DIOCLES CONTRIBUTION TO MATHEMATICS
Although little is known about
the life of Diocles, it is known that he was a contemporary of Apollonius and that he flourished sometime
around the end of the 3rd century BC and the beginning of the 2nd century BC.
Diocles is thought to be the first
person to prove the focal property of the parabola.
His name is associated with the geometric curve called
the Cissoid of Diocles, which was used by Diocles
to solve the problem of doubling the
cube.

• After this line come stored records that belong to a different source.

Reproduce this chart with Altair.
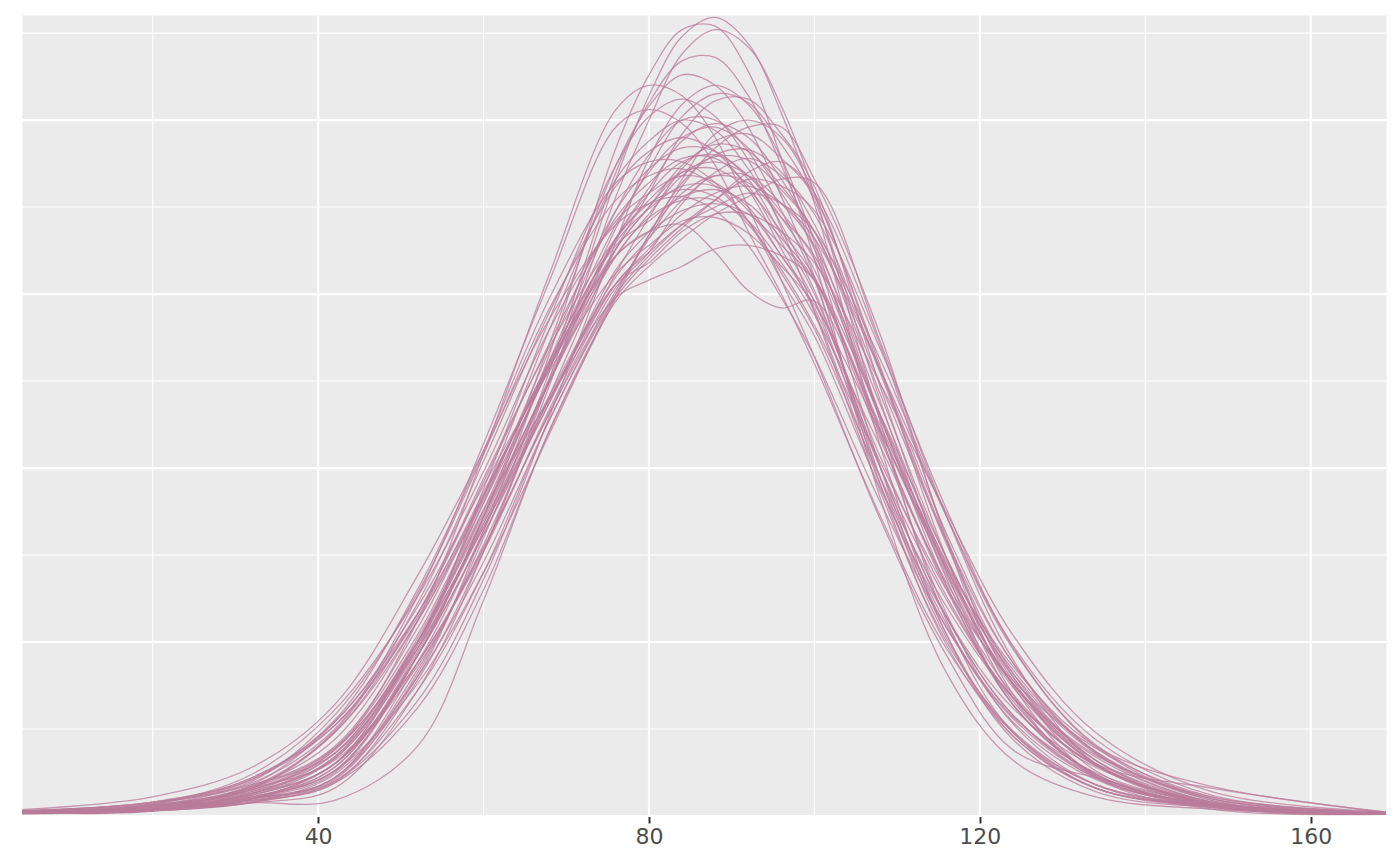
import altair as alt
import pandas as pd

# x positions (same for every draw) at which the density of each draw was read
GRID_X = [4.2, 20, 32, 42, 52, 60, 68, 76, 80, 84, 88, 92, 96, 100, 108, 116, 124, 134, 148, 169.1]

# density values (x 10^-3) of each posterior predictive draw
YREP = {
    "d01": [0.08, 0.15, 0.38, 0.8, 3.6, 7.6, 12.6, 18.3, 20.7, 22.4, 22.95, 22.2, 20.2, 17.6, 10.6, 5.2, 2.2, 0.7, 0.25, 0.07],
    "d02": [0.1, 0.17, 0.45, 1.1, 4.0, 8.2, 13.3, 19.2, 21.3, 22.6, 22.7, 21.4, 18.9, 16.0, 9.1, 4.1, 1.6, 0.55, 0.2, 0.06],
    "d03": [0.1, 0.2, 0.45, 0.95, 3.9, 7.6, 12.4, 17.8, 20.0, 21.9, 22.6, 22.1, 20.4, 17.9, 11.3, 5.6, 2.4, 0.8, 0.3, 0.08],
    "d04": [0.1, 0.2, 0.5, 1.05, 4.1, 8.0, 12.8, 18.5, 20.5, 21.7, 21.8, 20.7, 18.7, 16.3, 10.0, 5.2, 2.3, 0.8, 0.25, 0.07],
    "d05": [0.12, 0.25, 0.55, 1.3, 4.6, 8.6, 13.6, 18.7, 20.4, 21.3, 21.0, 19.8, 17.8, 15.5, 9.5, 4.9, 2.3, 0.8, 0.3, 0.08],
    "d06": [0.15, 0.3, 0.75, 1.9, 5.6, 10.4, 15.6, 20.3, 21.0, 20.7, 19.5, 17.5, 15.4, 13.2, 8.5, 4.6, 1.9, 1.1, 0.35, 0.08],
    "d07": [0.15, 0.38, 0.95, 2.5, 6.3, 10.7, 15.4, 19.8, 20.3, 19.9, 18.7, 16.8, 15.0, 13.0, 8.6, 4.8, 2.4, 0.8, 0.3, 0.08],
    "d08": [0.1, 0.2, 0.5, 1.1, 4.4, 8.2, 12.5, 16.9, 18.6, 20.1, 20.75, 20.5, 19.3, 17.7, 11.9, 6.8, 3.2, 1.2, 0.3, 0.07],
    "d09": [0.1, 0.2, 0.5, 1.1, 4.2, 7.8, 12.1, 16.3, 17.9, 19.6, 20.55, 20.6, 19.6, 18.1, 12.3, 7.0, 3.2, 1.2, 0.3, 0.07],
    "d10": [0.1, 0.15, 0.8, 1.6, 4.4, 7.7, 11.6, 15.1, 16.6, 18.1, 19.2, 19.8, 19.8, 18.3, 13.8, 7.9, 3.5, 1.1, 0.2, 0.05],
    "d11": [0.08, 0.2, 0.38, 0.45, 2.0, 6.2, 11.1, 14.8, 15.8, 16.6, 17.3, 17.8, 18.3, 18.2, 13.6, 8.6, 4.5, 1.5, 0.3, 0.06],
    "d12": [0.1, 0.22, 0.5, 1.25, 4.6, 8.6, 13.1, 17.4, 19.0, 20.0, 20.0, 19.1, 17.4, 15.4, 9.7, 5.1, 2.4, 0.9, 0.3, 0.07],
    "d13": [0.1, 0.25, 0.6, 1.5, 4.6, 8.6, 12.9, 16.1, 16.8, 17.0, 16.2, 15.1, 14.6, 14.8, 10.8, 6.5, 3.3, 1.2, 0.3, 0.07],
    "d14": [0.12, 0.3, 0.7, 1.9, 5.0, 8.8, 12.0, 14.9, 15.4, 15.8, 16.3, 16.4, 16.1, 15.4, 11.5, 7.4, 3.9, 1.3, 0.3, 0.07],
    "d15": [0.12, 0.3, 0.8, 2.45, 6.1, 10.2, 14.5, 18.1, 19.1, 19.5, 19.1, 18.0, 16.3, 14.5, 9.5, 5.4, 2.8, 1.1, 0.3, 0.08],
    "d16": [0.1, 0.28, 0.8, 2.4, 5.8, 9.6, 13.6, 17.2, 18.2, 18.9, 18.9, 18.1, 16.5, 14.8, 9.7, 5.5, 2.7, 1.05, 0.3, 0.07],
    "d17": [0.1, 0.22, 0.85, 2.0, 5.4, 9.2, 13.0, 16.3, 17.5, 18.5, 18.8, 18.4, 17.35, 16.0, 11.4, 7.1, 3.8, 1.6, 0.4, 0.08],
    "d18": [0.08, 0.18, 0.7, 1.65, 4.9, 8.4, 12.1, 15.5, 16.6, 17.7, 18.4, 18.4, 17.6, 16.4, 11.8, 7.2, 3.8, 1.5, 0.35, 0.06],
    "d19": [0.08, 0.18, 0.5, 1.5, 4.3, 7.7, 11.6, 15.2, 16.2, 17.6, 18.5, 18.9, 18.4, 17.3, 12.7, 7.8, 4.0, 1.5, 0.3, 0.06],
    "d20": [0.1, 0.2, 0.6, 1.5, 4.9, 8.8, 13.0, 17.0, 18.5, 19.5, 19.8, 19.2, 17.9, 16.3, 11.4, 6.9, 3.7, 1.5, 0.35, 0.07],
    "d21": [0.14, 0.35, 1.2, 3.05, 6.3, 9.9, 14.0, 17.1, 17.9, 18.4, 18.2, 17.4, 16.1, 14.6, 10.0, 6.2, 3.4, 1.45, 0.4, 0.09],
    "d22": [0.1, 0.2, 0.65, 1.5, 5.0, 8.7, 12.5, 16.3, 17.5, 18.7, 19.3, 19.1, 18.1, 16.8, 12.1, 7.4, 4.0, 1.6, 0.35, 0.07],
    "d23": [0.15, 0.4, 1.0, 2.9, 6.4, 10.4, 14.6, 17.7, 18.4, 18.6, 18.1, 17.1, 15.6, 14.0, 9.7, 6.0, 3.4, 1.5, 0.8, 0.1],
    "d24": [0.08, 0.2, 0.55, 1.3, 4.6, 8.1, 11.9, 15.6, 17.2, 18.6, 19.4, 19.6, 18.9, 17.8, 12.8, 7.9, 4.1, 1.6, 0.3, 0.06],
    "d25": [0.12, 0.3, 0.85, 2.4, 5.6, 9.1, 13.1, 16.4, 17.1, 17.8, 18.0, 17.6, 16.6, 15.4, 11.1, 7.1, 4.1, 1.8, 0.5, 0.1],
    "d26": [0.07, 0.15, 0.4, 1.2, 4.0, 7.3, 11.4, 15.0, 16.1, 17.0, 17.7, 18.3, 18.1, 17.4, 13.4, 8.8, 4.85, 2.0, 0.45, 0.07],
    "d27": [0.1, 0.25, 0.65, 1.7, 5.0, 9.2, 14.0, 18.3, 19.4, 20.0, 19.7, 18.6, 17.0, 15.1, 10.0, 5.7, 2.9, 1.15, 0.3, 0.07],
    "d28": [0.13, 0.32, 0.9, 2.7, 5.8, 9.2, 13.0, 16.1, 16.8, 17.4, 17.6, 17.3, 16.4, 15.4, 11.2, 7.3, 4.2, 1.85, 0.5, 0.1],
    "d29": [0.07, 0.15, 0.4, 1.0, 3.6, 7.0, 11.4, 14.9, 16.0, 16.9, 17.7, 18.5, 18.8, 17.9, 13.5, 8.0, 3.75, 1.15, 0.3, 0.05],
    "d30": [0.12, 0.3, 0.85, 2.2, 5.6, 9.2, 13.1, 16.5, 17.45, 18.1, 18.1, 17.5, 16.1, 14.8, 10.3, 6.3, 3.4, 1.45, 0.35, 0.08],
    "d31": [0.09, 0.2, 0.65, 1.7, 5.0, 8.6, 12.5, 16.1, 17.3, 18.4, 18.95, 18.85, 18.0, 16.8, 12.4, 7.9, 4.4, 1.85, 0.45, 0.07],
    "d32": [0.14, 0.35, 1.05, 2.75, 6.5, 10.5, 14.9, 18.2, 18.8, 18.8, 18.2, 17.1, 15.4, 13.8, 9.4, 5.7, 3.1, 1.4, 0.4, 0.1],
    "d33": [0.1, 0.25, 0.75, 1.8, 5.0, 8.3, 12.0, 15.3, 15.9, 16.8, 17.3, 17.3, 16.8, 15.9, 12.4, 8.7, 5.2, 2.4, 0.7, 0.12],
    "d34": [0.1, 0.22, 0.65, 1.8, 5.1, 9.0, 13.4, 17.4, 18.6, 19.2, 19.1, 18.3, 16.7, 15.0, 10.0, 5.7, 2.9, 1.1, 0.3, 0.07],
    "d35": [0.08, 0.18, 0.5, 1.5, 4.4, 7.6, 11.7, 15.3, 16.2, 17.0, 17.5, 17.9, 17.6, 16.8, 13.1, 8.6, 4.8, 2.05, 0.5, 0.08],
    "d36": [0.15, 0.4, 1.1, 2.7, 6.0, 9.5, 12.8, 15.6, 16.4, 17.1, 17.2, 16.75, 15.8, 14.7, 11.0, 7.2, 4.3, 2.0, 0.85, 0.12],
    "d37": [0.18, 0.55, 1.4, 3.2, 6.9, 10.5, 14.3, 17.0, 17.6, 17.8, 17.4, 16.4, 14.9, 13.2, 9.0, 5.4, 2.85, 1.25, 0.35, 0.09],
    "d38": [0.08, 0.18, 0.55, 1.4, 4.6, 8.1, 12.0, 15.3, 16.3, 17.3, 17.9, 18.1, 17.6, 16.6, 12.8, 8.6, 4.9, 2.2, 0.6, 0.09],
    "d39": [0.09, 0.2, 0.5, 1.4, 4.7, 8.4, 12.5, 16.6, 18.05, 19.4, 19.9, 19.5, 18.3, 16.6, 11.5, 6.6, 3.2, 1.2, 0.3, 0.06],
    "d40": [0.11, 0.26, 0.75, 1.95, 5.2, 9.0, 12.9, 16.6, 17.7, 18.5, 18.6, 18.0, 16.8, 15.5, 11.05, 7.0, 3.8, 1.7, 0.4, 0.08],
    "d41": [0.1, 0.3, 0.9, 1.8, 4.8, 8.5, 12.6, 16.6, 17.9, 18.8, 19.0, 18.4, 17.2, 15.7, 10.9, 6.6, 3.5, 1.45, 0.35, 0.08],
    "d42": [0.12, 0.3, 0.6, 1.65, 4.8, 9.4, 14.3, 18.7, 20.1, 20.6, 20.1, 18.85, 16.9, 14.5, 9.3, 5.0, 2.45, 0.9, 0.3, 0.07],
    "d43": [0.08, 0.18, 0.5, 1.3, 3.8, 7.0, 11.0, 15.0, 16.7, 18.2, 19.0, 19.15, 18.5, 17.0, 12.8, 8.1, 4.4, 1.8, 0.4, 0.07],
    "d44": [0.13, 0.33, 1.1, 2.6, 5.7, 9.3, 12.9, 16.1, 17.2, 17.7, 17.7, 17.1, 15.9, 14.4, 10.6, 6.7, 3.8, 1.75, 0.55, 0.1],
    "d45": [0.09, 0.18, 0.45, 1.0, 3.3, 6.8, 11.5, 16.5, 18.9, 20.45, 21.0, 20.45, 18.9, 16.5, 11.0, 5.8, 2.65, 0.9, 0.25, 0.06],
    "d46": [0.07, 0.15, 0.4, 0.95, 3.1, 6.5, 11.1, 14.9, 16.7, 18.3, 19.6, 20.0, 19.5, 17.9, 12.9, 7.4, 3.4, 1.15, 0.25, 0.05],
    "d47": [0.14, 0.4, 1.05, 2.6, 5.8, 9.7, 13.5, 16.6, 17.6, 18.0, 17.8, 17.0, 15.7, 14.1, 10.15, 6.5, 3.9, 1.95, 0.55, 0.1],
    "d48": [0.1, 0.22, 0.8, 1.95, 4.8, 8.3, 11.9, 15.7, 16.8, 17.9, 18.4, 18.2, 17.2, 16.1, 11.5, 7.1, 3.8, 1.5, 0.35, 0.07],
}

X_LABEL_TICKS = [40, 80, 120, 160]
X_MINOR = [20, 60, 100, 140]
Y_MAJOR = [0, 5, 10, 15, 20]
Y_MINOR = [2.5, 7.5, 12.5, 17.5, 22.5]
X_DOMAIN = [4.2, 169.1]
Y_DOMAIN = [0, 23.02]

rows = []
for draw, vals in YREP.items():
    if len(vals) != len(GRID_X):
        raise ValueError(f"{draw} has {len(vals)} values")
    for x, v in zip(GRID_X, vals):
        rows.append({"x": x, "density": v, "draw": draw})
df = pd.DataFrame(rows)

xscale = alt.Scale(domain=X_DOMAIN, nice=False, zero=False)
yscale = alt.Scale(domain=Y_DOMAIN, nice=False, zero=False)
xaxis = alt.Axis(
    values=X_LABEL_TICKS, grid=False, domain=False, title=None,
    ticks=True, tickColor="#333333", tickWidth=2, tickSize=7,
    labelColor="#4D4D4D", labelFont="DejaVu Sans", labelFontSize=22,
    labelPadding=3, format="d",
)

def xrules(vals, width):
    return alt.Chart(pd.DataFrame({"x": vals})).mark_rule(
        color="white", strokeWidth=width
    ).encode(x=alt.X("x:Q", scale=xscale, axis=xaxis))

def yrules(vals, width):
    return alt.Chart(pd.DataFrame({"density": vals})).mark_rule(
        color="white", strokeWidth=width
    ).encode(y=alt.Y("density:Q", scale=yscale, axis=None))

lines = alt.Chart(df).mark_line(
    interpolate="catmull-rom", stroke="#b97c9b", strokeOpacity=0.75,
    strokeWidth=1.3, clip=True,
).encode(
    x=alt.X("x:Q", scale=xscale, axis=xaxis),
    y=alt.Y("density:Q", scale=yscale, axis=None),
    detail="draw:N",
)

chart = alt.layer(
    yrules(Y_MINOR, 1.1), xrules(X_MINOR, 1.1),
    yrules(Y_MAJOR, 2.2), xrules(X_LABEL_TICKS, 2.2),
    lines,
).properties(
    width=1364, height=801,
    padding={"left": 14, "top": 7, "right": 6, "bottom": 45},
    autosize=alt.AutoSizeParams(type="none"),
).configure_view(fill="#EBEBEB", stroke="transparent")

chart.save("out.html", embed_options={"renderer": "svg", "actions": False})
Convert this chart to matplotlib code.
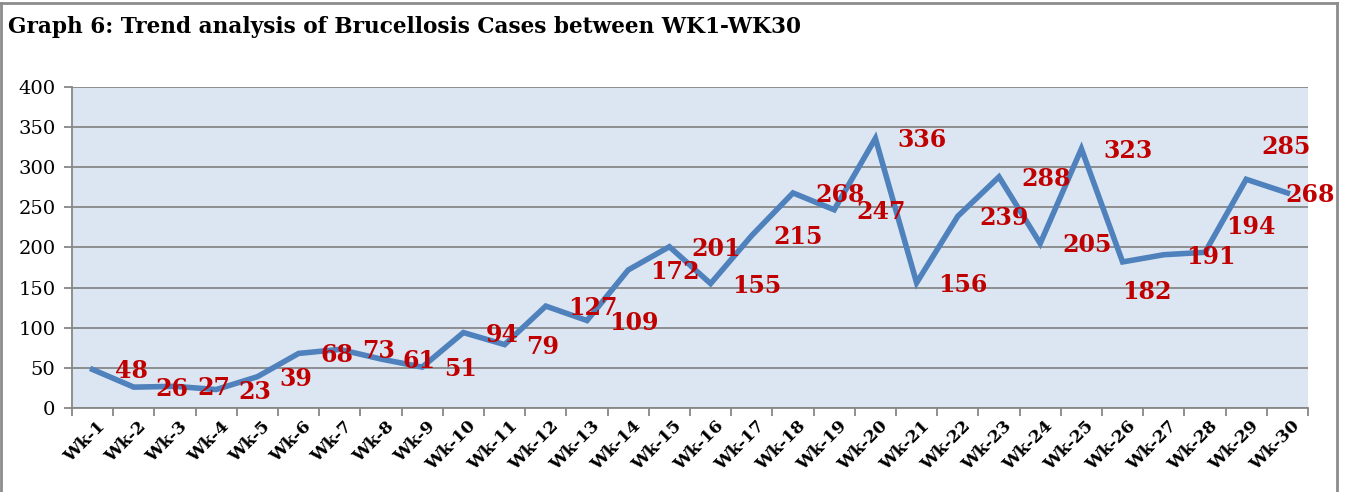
import matplotlib
matplotlib.use("Agg")
import matplotlib.pyplot as plt
from matplotlib.lines import Line2D
import numpy as np

# ---- data ----
weeks = [f"Wk-{i}" for i in range(1, 31)]
cases = [48, 26, 27, 23, 39, 68, 73, 61, 51, 94, 79, 127, 109, 172, 201,
         155, 215, 268, 247, 336, 156, 239, 288, 205, 323, 182, 191, 194, 285, 268]
title = "Graph 6: Trend analysis of Brucellosis Cases between WK1-WK30"
yticks = [0, 50, 100, 150, 200, 250, 300, 350, 400]

# ---- style ----
DPI = 100
W, H = 1345, 492
serif = ["DejaVu Serif"]
grid_col = "#878787"
line_col = "#4F81BD"
label_col = "#C00000"
bg_col = "#DCE6F2"

fig = plt.figure(figsize=(W / DPI, H / DPI), dpi=DPI)
ax = fig.add_axes([72 / W, (H - 408) / H, (1308 - 72) / W, (408 - 87) / H])
ax.set_facecolor(bg_col)

x = np.arange(len(weeks))
ax.plot(x, cases, color=line_col, lw=4.0, solid_joinstyle="miter", zorder=3)

ax.set_xlim(-0.5, len(weeks) - 0.5)
ax.set_ylim(0, 400)
ax.set_yticks(yticks)
ax.set_yticklabels([str(v) for v in yticks], fontsize=14, family=serif)
ax.yaxis.grid(True, color=grid_col, lw=1.3, zorder=1)
ax.set_axisbelow(True)

# x ticks: marks at boundaries, labels at centres
ax.set_xticks(np.arange(-0.5, len(weeks), 1.0))
ax.set_xticklabels([])
ax.set_xticks(x + 0.1, minor=True)
ax.set_xticklabels(weeks, minor=True, rotation=45, ha="right",
                   rotation_mode="anchor", fontsize=12.5, fontweight="bold",
                   family=serif)
ax.tick_params(axis="x", which="minor", length=0, pad=7)
ax.tick_params(axis="x", which="major", length=6, color=grid_col, width=1.3)
ax.tick_params(axis="y", length=6, color=grid_col, width=1.3, pad=6)

for s in ["top", "right"]:
    ax.spines[s].set_visible(False)
for s in ["left", "bottom"]:
    ax.spines[s].set_color(grid_col)
    ax.spines[s].set_linewidth(1.3)

# data labels: right of point, a few moved by hand (pixel nudges)
px2pt = 72 / DPI
nudges = {25: (-22, -28), 27: (-1, 27), 28: (-7, 34), 29: (-24, 0)}
for i, v in enumerate(cases):
    dx, dy = nudges.get(i, (0, 0))
    ax.annotate(str(v), (i, v), xytext=((22 + dx) * px2pt, (-2 + dy) * px2pt),
                textcoords="offset points", ha="left", va="center",
                color=label_col, fontsize=17, fontweight="bold",
                family=serif, annotation_clip=False, zorder=4)

fig.text(8 / W, 1 - 33 / H, title, fontsize=15.6, fontweight="bold",
         family=serif, ha="left", va="baseline")

# outer frame
fc = "#8C8C8C"
fig.add_artist(Line2D([0.5 / W, 0.5 / W], [0, 1 - 3 / H], color=fc, lw=2,
                      transform=fig.transFigure))
fig.add_artist(Line2D([0, 1337 / W], [1 - 3 / H, 1 - 3 / H], color=fc, lw=2,
                      transform=fig.transFigure))
fig.add_artist(Line2D([1337 / W, 1337 / W], [0, 1 - 3 / H], color=fc, lw=2,
                      transform=fig.transFigure))

fig.savefig("out.png", dpi=DPI)
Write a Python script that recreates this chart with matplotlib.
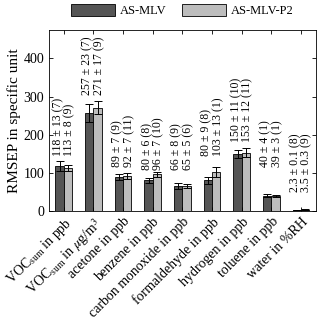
import matplotlib
matplotlib.use('Agg')
import matplotlib.pyplot as plt
import numpy as np

# data
categories = [r'VOC$_{\rm sum}$ in ppb', r'VOC$_{\rm sum}$ in $\mu$g/m$^3$', 'acetone in ppb',
              'benzene in ppb', 'carbon monoxide in ppb', 'formaldehyde in ppb',
              'hydrogen in ppb', 'toluene in ppb', 'water in %RH']
mlv = [118, 257, 89, 80, 66, 80, 150, 40, 2.3]
mlv_err = [13, 23, 7, 6, 8, 9, 11, 4, 0.1]
mlv_n = [7, 7, 9, 8, 9, 8, 10, 1, 8]
p2 = [113, 271, 92, 96, 65, 103, 153, 39, 3.5]
p2_err = [8, 17, 7, 7, 5, 13, 12, 3, 0.3]
p2_n = [9, 9, 11, 10, 6, 1, 11, 1, 9]
mlv_txt = ['118 ± 13', '257 ± 23', '89 ± 7', '80 ± 6', '66 ± 8', '80 ± 9', '150 ± 11', '40 ± 4', '2.3 ± 0.1']
p2_txt = ['113 ± 8', '271 ± 17', '92 ± 7', '96 ± 7', '65 ± 5', '103 ± 13', '153 ± 12', '39 ± 3', '3.5 ± 0.3']
# where the annotation starts (data units)
label_y = [145, 305, 116, 106, 107, 145, 180, 116, 50]

plt.rcParams['font.family'] = ['Liberation Serif', 'DejaVu Serif']
plt.rcParams['mathtext.fontset'] = 'stix'

fig = plt.figure(figsize=(3.2, 3.28), dpi=100)
ax = fig.add_axes([0.153, 0.357, 0.834, 0.552])

x = np.arange(1, len(categories) + 1)
w = 0.28
ax.bar(x - w/2, mlv, w, yerr=mlv_err, color='#555555', edgecolor='black', linewidth=0.6,
       error_kw=dict(ecolor='black', elinewidth=0.7, capsize=3, capthick=0.7), label='AS-MLV')
ax.bar(x + w/2, p2, w, yerr=p2_err, color='#bdbdbd', edgecolor='black', linewidth=0.6,
       error_kw=dict(ecolor='black', elinewidth=0.7, capsize=3, capthick=0.7), label='AS-MLV-P2')

for i in range(len(x)):
    s = '%s (%d)\n%s (%d)' % (mlv_txt[i], mlv_n[i], p2_txt[i], p2_n[i])
    ax.text(x[i], label_y[i], s, rotation=90, ha='center', va='bottom',
            multialignment='left', fontsize=8.5, linespacing=0.95)

ax.set_xlim(0.5, 9.5)
ax.set_ylim(0, 475)
ax.set_yticks([0, 100, 200, 300, 400])
ax.set_xticks(x)
ax.set_xticklabels(categories, rotation=45, ha='right', rotation_mode='anchor', fontsize=10)
ax.tick_params(direction='in', top=True, right=True, length=3, width=0.6, labelsize=10)
ax.tick_params(axis='x', pad=3)
ax.set_ylabel('RMSEP in specific unit', fontsize=11, labelpad=2)
for sp in ax.spines.values():
    sp.set_linewidth(0.6)

fig.legend(loc='center', bbox_to_anchor=(0.57, 0.968), ncol=2, frameon=False, fontsize=9,
           handlelength=3.5, handleheight=1.1, columnspacing=1.2, handletextpad=0.4)

fig.savefig('out.png', dpi=100)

The curve was alluded to by Proclus in
his commentary on Euclid and attributed to Diocles by Geminus as
early as the beginning of the 1st century.
Fragments of a work by Diocles
entitled On burning mirrors were preserved by Eutocius in
his commentary of Archimedes' On the Sphere and the Cylinder.
Historically, On burning mirrors had a large influence on
Arabic mathematicians, particularly on al-Haytham,
the 11th-century polymath of Cairo whom Europeans knew as "Alhazen".
The treatise contains sixteen propositions that are proved by conic sections.
One of the fragments contains propositions seven and eight, which is a solution
to the problem of dividing a sphere by a plane so that the resulting two
volumes are in a given ratio. Proposition ten gives a solution to the problem
of doubling the cube. This is equivalent to solving a certain cubic equation.
Another fragment contains propositions eleven and twelve, which use the cissoid
to solve the problem of finding two mean proportionals in between two
magnitudes. Since this treatise covers more topics than just burning mirrors,
it may be the case that On burning mirrors is the aggregate of
three shorter works by Diocles. In the same work, Diocles, just after
demonstrating that the parabolic mirror could focus the rays in a single point,
he mentioned that It is possible to obtain a lens with the same property.